Task to carry out
Without the images, output each record below as it stands.

Records for this task
----
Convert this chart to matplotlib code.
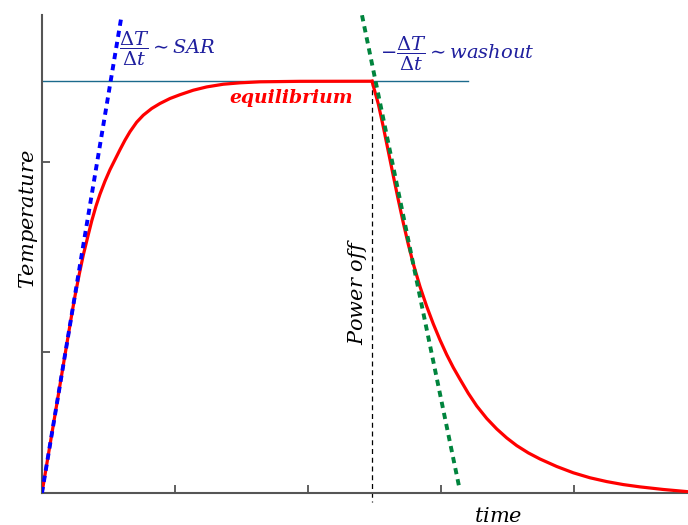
import matplotlib
matplotlib.use("Agg")
import matplotlib.pyplot as plt

plt.rcParams['mathtext.fontset'] = 'dejavuserif'

# heating phase (red curve), time and temperature in arbitrary units
t_rise = [0.0, 0.0376, 0.0752, 0.1128, 0.1504, 0.1880, 0.2256, 0.2481, 0.2805,
          0.3105, 0.3436, 0.3737, 0.4060, 0.4361, 0.4737, 0.5113, 0.5489, 0.5865,
          0.6241, 0.6617, 0.7120, 0.7617, 0.8248, 0.8872, 0.9624, 1.0376, 1.1376,
          1.2383, 1.3632, 1.4887, 1.6391, 1.9398, 2.4812]
T_rise = [0.0, 0.1579, 0.3158, 0.4737, 0.6316, 0.7895, 0.9474, 1.0368, 1.1526,
          1.2526, 1.3474, 1.4316, 1.5105, 1.5737, 1.6421, 1.7026, 1.7553, 1.8079,
          1.8579, 1.9026, 1.9526, 1.9895, 2.0247, 2.0511, 2.0774, 2.0974, 2.1211,
          2.1384, 2.1526, 2.1600, 2.1653, 2.1679, 2.1684]

# cooling phase after power off
t_fall = [2.4812, 2.5286, 2.5662, 2.6038, 2.6414, 2.6789, 2.7165, 2.7541, 2.7917,
          2.8421, 2.8925, 2.9421, 2.9925, 3.0429, 3.0925, 3.1429, 3.2053, 3.2684,
          3.3436, 3.4188, 3.4940, 3.5692, 3.6564, 3.7444, 3.8699, 3.9947, 4.1203,
          4.2459, 4.3707, 4.4962, 4.6714, 4.8459]
T_fall = [2.1684, 2.0489, 1.9279, 1.7989, 1.6700, 1.5437, 1.4226, 1.3095, 1.2068,
          1.0868, 0.9826, 0.8905, 0.8058, 0.7284, 0.6605, 0.5989, 0.5247, 0.4584,
          0.3926, 0.3374, 0.2900, 0.2495, 0.2111, 0.1789, 0.1395, 0.1063, 0.0800,
          0.0600, 0.0442, 0.0321, 0.0184, 0.0074]

# initial slope (SAR) and washout slope
t_sar = [0.0, 0.599]
T_sar = [0.0, 2.516]
t_wash = [2.406, 3.140]
T_wash = [2.516, 0.02]

T_eq = 2.1684
t_off = 2.4812
t_eq_end = 3.2

xticks = [1, 2, 3, 4]
yticks = [0.742, 1.742]

fig = plt.figure(figsize=(6.88, 5.25), dpi=100)
ax = fig.add_axes([0.061, 0.061, 0.939, 0.910])

ax.plot([0, t_eq_end], [T_eq, T_eq], color='#1b6a8c', lw=1.0, zorder=2)
ax.plot([t_off, t_off], [T_eq, -0.045], color='black', lw=0.9,
        ls=(0, (4, 3)), clip_on=False, zorder=2)

ax.plot(t_rise, T_rise, color='#ff0000', lw=2.3, zorder=3, solid_joinstyle='round')
ax.plot(t_fall, T_fall, color='#ff0000', lw=2.3, zorder=3, solid_joinstyle='round')
ax.plot(t_sar, T_sar, color='#0000ff', lw=2.8, ls=(0, (1.6, 1.3)), zorder=4)
ax.plot(t_wash, T_wash, color='#00843d', lw=2.8, ls=(0, (1.6, 1.3)), zorder=4)

ax.set_xlim(0, 4.857)
ax.set_ylim(0, 2.516)
ax.set_xticks(xticks)
ax.set_yticks(yticks)
ax.set_xticklabels([])
ax.set_yticklabels([])
ax.tick_params(direction='in', length=6, width=1.2, color='#444444')

for side in ['top', 'right']:
    ax.spines[side].set_visible(False)
for side in ['left', 'bottom']:
    ax.spines[side].set_color('#555555')
    ax.spines[side].set_linewidth(1.5)

ax.text(-0.105, 1.44, r'$Temperature$', fontsize=15, rotation=90,
        ha='center', va='center', clip_on=False)
ax.text(3.43, -0.12, r'$time$', fontsize=15, ha='center', va='center', clip_on=False)

ax.text(1.87, 2.08, 'equilibrium', color='#ff0000', fontsize=13.5,
        fontstyle='italic', fontweight='bold', family='DejaVu Serif',
        ha='center', va='center')

ax.text(0.58, 2.34, r'$\dfrac{\Delta T}{\Delta t}\sim SAR$', color='#1f1f9e',
        fontsize=14, ha='left', va='center')
ax.text(2.54, 2.31, r'$-\dfrac{\Delta T}{\Delta t}\sim washout$', color='#1f1f9e',
        fontsize=14, ha='left', va='center')
ax.text(2.37, 1.06, r'$Power\ off$', fontsize=15, rotation=90,
        ha='center', va='center')

fig.savefig('out.png', dpi=100)
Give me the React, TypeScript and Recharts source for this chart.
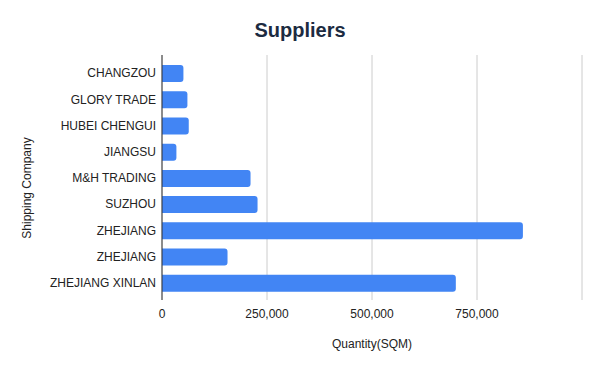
import React from "react";
import { BarChart, Bar, XAxis, YAxis, CartesianGrid } from "recharts";

// Supplier names, in display order (top to bottom)
const companies = [
  "CHANGZOU",
  "GLORY TRADE",
  "HUBEI CHENGUI",
  "JIANGSU",
  "M&H TRADING",
  "SUZHOU",
  "ZHEJIANG",
  "ZHEJIANG",
  "ZHEJIANG XINLAN",
];

// Quantity shipped by each supplier, in square metres
const quantities = [51000, 60500, 63700, 34300, 210800, 227500, 859300, 156000, 699600];

const xTicks = [0, 250000, 500000, 750000, 1000000];

const data = companies.map((company, i) => ({ company, quantity: quantities[i] }));

const FONT = "'Liberation Sans', Arial, sans-serif";

const formatTick = (v: number) => (v >= 1000000 ? "" : v.toLocaleString("en-US"));

export default function App() {
  return (
    <div style={{ position: "relative", width: 600, height: 371, fontFamily: FONT }}>
      <style>{`body{margin:0}`}</style>
      <div
        style={{
          position: "absolute",
          left: 0,
          top: 18,
          width: 600,
          textAlign: "center",
          fontSize: 20,
          fontWeight: 700,
          color: "#1c2b41",
          lineHeight: "24px",
        }}
      >
        Suppliers
      </div>
      <BarChart
        width={600}
        height={371}
        data={data}
        layout="vertical"
        margin={{ top: 55, right: 18, bottom: 0, left: 0 }}
      >
        <CartesianGrid horizontal={false} stroke="#cccccc" />
        <XAxis
          type="number"
          dataKey="quantity"
          domain={[0, 1000000]}
          ticks={xTicks}
          tickFormatter={formatTick}
          axisLine={false}
          tickLine={false}
          height={71}
          tick={{ fill: "#222222", fontSize: 12, fontFamily: FONT }}
          tickMargin={3}
          label={{
            content: () => (
              <text x={372} y={348} textAnchor="middle" fill="#222222" fontSize={12} fontFamily={FONT}>
                Quantity(SQM)
              </text>
            ),
          }}
        />
        <YAxis
          type="category"
          dataKey="company"
          width={162}
          padding={{ top: 5, bottom: 4 }}
          axisLine={{ stroke: "#333333" }}
          tickLine={false}
          interval={0}
          tickMargin={0}
          tick={{ fill: "#222222", fontSize: 12, fontFamily: FONT }}
          label={{
            content: () => (
              <text
                x={31}
                y={188}
                transform="rotate(-90 31 188)"
                textAnchor="middle"
                fill="#222222"
                fontSize={12}
                fontFamily={FONT}
              >
                Shipping Company
              </text>
            ),
          }}
        />
        <Bar dataKey="quantity" fill="#4285f4" barSize={17} radius={[0, 3, 3, 0]} isAnimationActive={false} />
      </BarChart>
    </div>
  );
}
----
Solution to this exercise
Convert this chart to matplotlib code.
import matplotlib
matplotlib.use("Agg")
import matplotlib.pyplot as plt

plt.rcParams['mathtext.fontset'] = 'dejavuserif'

# heating phase (red curve), time and temperature in arbitrary units
t_rise = [0.0, 0.0376, 0.0752, 0.1128, 0.1504, 0.1880, 0.2256, 0.2481, 0.2805,
          0.3105, 0.3436, 0.3737, 0.4060, 0.4361, 0.4737, 0.5113, 0.5489, 0.5865,
          0.6241, 0.6617, 0.7120, 0.7617, 0.8248, 0.8872, 0.9624, 1.0376, 1.1376,
          1.2383, 1.3632, 1.4887, 1.6391, 1.9398, 2.4812]
T_rise = [0.0, 0.1579, 0.3158, 0.4737, 0.6316, 0.7895, 0.9474, 1.0368, 1.1526,
          1.2526, 1.3474, 1.4316, 1.5105, 1.5737, 1.6421, 1.7026, 1.7553, 1.8079,
          1.8579, 1.9026, 1.9526, 1.9895, 2.0247, 2.0511, 2.0774, 2.0974, 2.1211,
          2.1384, 2.1526, 2.1600, 2.1653, 2.1679, 2.1684]

# cooling phase after power off
t_fall = [2.4812, 2.5286, 2.5662, 2.6038, 2.6414, 2.6789, 2.7165, 2.7541, 2.7917,
          2.8421, 2.8925, 2.9421, 2.9925, 3.0429, 3.0925, 3.1429, 3.2053, 3.2684,
          3.3436, 3.4188, 3.4940, 3.5692, 3.6564, 3.7444, 3.8699, 3.9947, 4.1203,
          4.2459, 4.3707, 4.4962, 4.6714, 4.8459]
T_fall = [2.1684, 2.0489, 1.9279, 1.7989, 1.6700, 1.5437, 1.4226, 1.3095, 1.2068,
          1.0868, 0.9826, 0.8905, 0.8058, 0.7284, 0.6605, 0.5989, 0.5247, 0.4584,
          0.3926, 0.3374, 0.2900, 0.2495, 0.2111, 0.1789, 0.1395, 0.1063, 0.0800,
          0.0600, 0.0442, 0.0321, 0.0184, 0.0074]

# initial slope (SAR) and washout slope
t_sar = [0.0, 0.599]
T_sar = [0.0, 2.516]
t_wash = [2.406, 3.140]
T_wash = [2.516, 0.02]

T_eq = 2.1684
t_off = 2.4812
t_eq_end = 3.2

xticks = [1, 2, 3, 4]
yticks = [0.742, 1.742]

fig = plt.figure(figsize=(6.88, 5.25), dpi=100)
ax = fig.add_axes([0.061, 0.061, 0.939, 0.910])

ax.plot([0, t_eq_end], [T_eq, T_eq], color='#1b6a8c', lw=1.0, zorder=2)
ax.plot([t_off, t_off], [T_eq, -0.045], color='black', lw=0.9,
        ls=(0, (4, 3)), clip_on=False, zorder=2)

ax.plot(t_rise, T_rise, color='#ff0000', lw=2.3, zorder=3, solid_joinstyle='round')
ax.plot(t_fall, T_fall, color='#ff0000', lw=2.3, zorder=3, solid_joinstyle='round')
ax.plot(t_sar, T_sar, color='#0000ff', lw=2.8, ls=(0, (1.6, 1.3)), zorder=4)
ax.plot(t_wash, T_wash, color='#00843d', lw=2.8, ls=(0, (1.6, 1.3)), zorder=4)

ax.set_xlim(0, 4.857)
ax.set_ylim(0, 2.516)
ax.set_xticks(xticks)
ax.set_yticks(yticks)
ax.set_xticklabels([])
ax.set_yticklabels([])
ax.tick_params(direction='in', length=6, width=1.2, color='#444444')

for side in ['top', 'right']:
    ax.spines[side].set_visible(False)
for side in ['left', 'bottom']:
    ax.spines[side].set_color('#555555')
    ax.spines[side].set_linewidth(1.5)

ax.text(-0.105, 1.44, r'$Temperature$', fontsize=15, rotation=90,
        ha='center', va='center', clip_on=False)
ax.text(3.43, -0.12, r'$time$', fontsize=15, ha='center', va='center', clip_on=False)

ax.text(1.87, 2.08, 'equilibrium', color='#ff0000', fontsize=13.5,
        fontstyle='italic', fontweight='bold', family='DejaVu Serif',
        ha='center', va='center')

ax.text(0.58, 2.34, r'$\dfrac{\Delta T}{\Delta t}\sim SAR$', color='#1f1f9e',
        fontsize=14, ha='left', va='center')
ax.text(2.54, 2.31, r'$-\dfrac{\Delta T}{\Delta t}\sim washout$', color='#1f1f9e',
        fontsize=14, ha='left', va='center')
ax.text(2.37, 1.06, r'$Power\ off$', fontsize=15, rotation=90,
        ha='center', va='center')

fig.savefig('out.png', dpi=100)
Give me the React, TypeScript and Recharts source for this chart.
import React from "react";
import { BarChart, Bar, XAxis, YAxis, CartesianGrid } from "recharts";

// Supplier names, in display order (top to bottom)
const companies = [
  "CHANGZOU",
  "GLORY TRADE",
  "HUBEI CHENGUI",
  "JIANGSU",
  "M&H TRADING",
  "SUZHOU",
  "ZHEJIANG",
  "ZHEJIANG",
  "ZHEJIANG XINLAN",
];

// Quantity shipped by each supplier, in square metres
const quantities = [51000, 60500, 63700, 34300, 210800, 227500, 859300, 156000, 699600];

const xTicks = [0, 250000, 500000, 750000, 1000000];

const data = companies.map((company, i) => ({ company, quantity: quantities[i] }));

const FONT = "'Liberation Sans', Arial, sans-serif";

const formatTick = (v: number) => (v >= 1000000 ? "" : v.toLocaleString("en-US"));

export default function App() {
  return (
    <div style={{ position: "relative", width: 600, height: 371, fontFamily: FONT }}>
      <style>{`body{margin:0}`}</style>
      <div
        style={{
          position: "absolute",
          left: 0,
          top: 18,
          width: 600,
          textAlign: "center",
          fontSize: 20,
          fontWeight: 700,
          color: "#1c2b41",
          lineHeight: "24px",
        }}
      >
        Suppliers
      </div>
      <BarChart
        width={600}
        height={371}
        data={data}
        layout="vertical"
        margin={{ top: 55, right: 18, bottom: 0, left: 0 }}
      >
        <CartesianGrid horizontal={false} stroke="#cccccc" />
        <XAxis
          type="number"
          dataKey="quantity"
          domain={[0, 1000000]}
          ticks={xTicks}
          tickFormatter={formatTick}
          axisLine={false}
          tickLine={false}
          height={71}
          tick={{ fill: "#222222", fontSize: 12, fontFamily: FONT }}
          tickMargin={3}
          label={{
            content: () => (
              <text x={372} y={348} textAnchor="middle" fill="#222222" fontSize={12} fontFamily={FONT}>
                Quantity(SQM)
              </text>
            ),
          }}
        />
        <YAxis
          type="category"
          dataKey="company"
          width={162}
          padding={{ top: 5, bottom: 4 }}
          axisLine={{ stroke: "#333333" }}
          tickLine={false}
          interval={0}
          tickMargin={0}
          tick={{ fill: "#222222", fontSize: 12, fontFamily: FONT }}
          label={{
            content: () => (
              <text
                x={31}
                y={188}
                transform="rotate(-90 31 188)"
                textAnchor="middle"
                fill="#222222"
                fontSize={12}
                fontFamily={FONT}
              >
                Shipping Company
              </text>
            ),
          }}
        />
        <Bar dataKey="quantity" fill="#4285f4" barSize={17} radius={[0, 3, 3, 0]} isAnimationActive={false} />
      </BarChart>
    </div>
  );
}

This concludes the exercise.